— DIRECTIONS FOR THIS TASK —
Leave out the images and repeat the listing below without a single change.

— DATA EXTRACT —
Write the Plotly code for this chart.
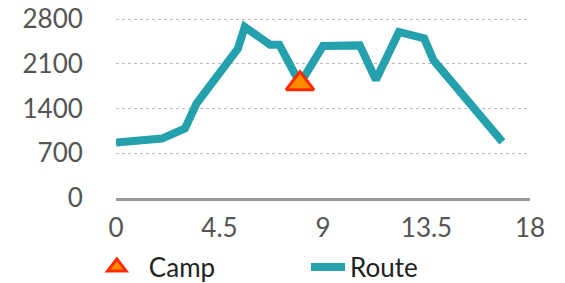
import plotly.graph_objects as go

route_x = [0, 2, 3, 3.5, 5.3, 5.6, 6.7, 7.1, 8, 9, 10.6, 11.3, 12.3, 13.4, 13.8, 16.8]
route_y = [870, 930, 1090, 1480, 2340, 2680, 2400, 2400, 1790, 2380, 2390, 1850, 2600, 2500, 2160, 880]
camp_x = [8]
camp_y = [1790]
y_ticks = [0, 700, 1400, 2100, 2800]
x_ticks = [0, 4.5, 9, 13.5, 18]
x_tick_labels = ["0", "4.5", "9", "13.5", "18"]

fig = go.Figure()
fig.add_trace(go.Scatter(
    x=route_x, y=route_y, mode="lines", name="Route",
    line=dict(color="#24a1ad", width=8), showlegend=True, legend="legend2",
))
fig.add_trace(go.Scatter(
    x=camp_x, y=camp_y, mode="markers", name="Camp", legend="legend",
    marker=dict(symbol="triangle-up", size=24, color="#ff8c00",
                line=dict(color="#ff2a00", width=3)),
))

legend_common = dict(orientation="h", xref="container", yref="container",
                     xanchor="left", y=0.058, yanchor="middle",
                     font=dict(color="#222222", size=26), bgcolor="rgba(0,0,0,0)")

fig.update_layout(
    width=557, height=275,
    margin=dict(l=108, r=35, t=8, b=85, autoexpand=False),
    paper_bgcolor="white", plot_bgcolor="white",
    font=dict(family="Lato", size=26, color="#555555"),
    showlegend=True,
    legend=dict(x=0.138, itemwidth=54, **legend_common),
    legend2=dict(x=0.535, itemwidth=34, **legend_common),
    xaxis=dict(range=[0, 18], tickvals=x_ticks, ticktext=x_tick_labels,
               showgrid=False, zeroline=False, showline=True, linecolor="#999999",
               linewidth=3, ticks="outside", ticklen=5, tickcolor="rgba(0,0,0,0)",
               ticklabeloverflow="allow"),
    yaxis=dict(range=[0, 2850], tickvals=y_ticks, showgrid=True, gridcolor="#bbbbbb",
               griddash="dot", gridwidth=1, zeroline=False, showline=False,
               ticks="outside", ticklen=27, tickcolor="rgba(0,0,0,0)",
               ticklabeloverflow="allow"),
)
fig.write_html("out.html")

— RESPONSE TO THIS TASK —
Write the Plotly code for this chart.
import plotly.graph_objects as go

route_x = [0, 2, 3, 3.5, 5.3, 5.6, 6.7, 7.1, 8, 9, 10.6, 11.3, 12.3, 13.4, 13.8, 16.8]
route_y = [870, 930, 1090, 1480, 2340, 2680, 2400, 2400, 1790, 2380, 2390, 1850, 2600, 2500, 2160, 880]
camp_x = [8]
camp_y = [1790]
y_ticks = [0, 700, 1400, 2100, 2800]
x_ticks = [0, 4.5, 9, 13.5, 18]
x_tick_labels = ["0", "4.5", "9", "13.5", "18"]

fig = go.Figure()
fig.add_trace(go.Scatter(
    x=route_x, y=route_y, mode="lines", name="Route",
    line=dict(color="#24a1ad", width=8), showlegend=True, legend="legend2",
))
fig.add_trace(go.Scatter(
    x=camp_x, y=camp_y, mode="markers", name="Camp", legend="legend",
    marker=dict(symbol="triangle-up", size=24, color="#ff8c00",
                line=dict(color="#ff2a00", width=3)),
))

legend_common = dict(orientation="h", xref="container", yref="container",
                     xanchor="left", y=0.058, yanchor="middle",
                     font=dict(color="#222222", size=26), bgcolor="rgba(0,0,0,0)")

fig.update_layout(
    width=557, height=275,
    margin=dict(l=108, r=35, t=8, b=85, autoexpand=False),
    paper_bgcolor="white", plot_bgcolor="white",
    font=dict(family="Lato", size=26, color="#555555"),
    showlegend=True,
    legend=dict(x=0.138, itemwidth=54, **legend_common),
    legend2=dict(x=0.535, itemwidth=34, **legend_common),
    xaxis=dict(range=[0, 18], tickvals=x_ticks, ticktext=x_tick_labels,
               showgrid=False, zeroline=False, showline=True, linecolor="#999999",
               linewidth=3, ticks="outside", ticklen=5, tickcolor="rgba(0,0,0,0)",
               ticklabeloverflow="allow"),
    yaxis=dict(range=[0, 2850], tickvals=y_ticks, showgrid=True, gridcolor="#bbbbbb",
               griddash="dot", gridwidth=1, zeroline=False, showline=False,
               ticks="outside", ticklen=27, tickcolor="rgba(0,0,0,0)",
               ticklabeloverflow="allow"),
)
fig.write_html("out.html")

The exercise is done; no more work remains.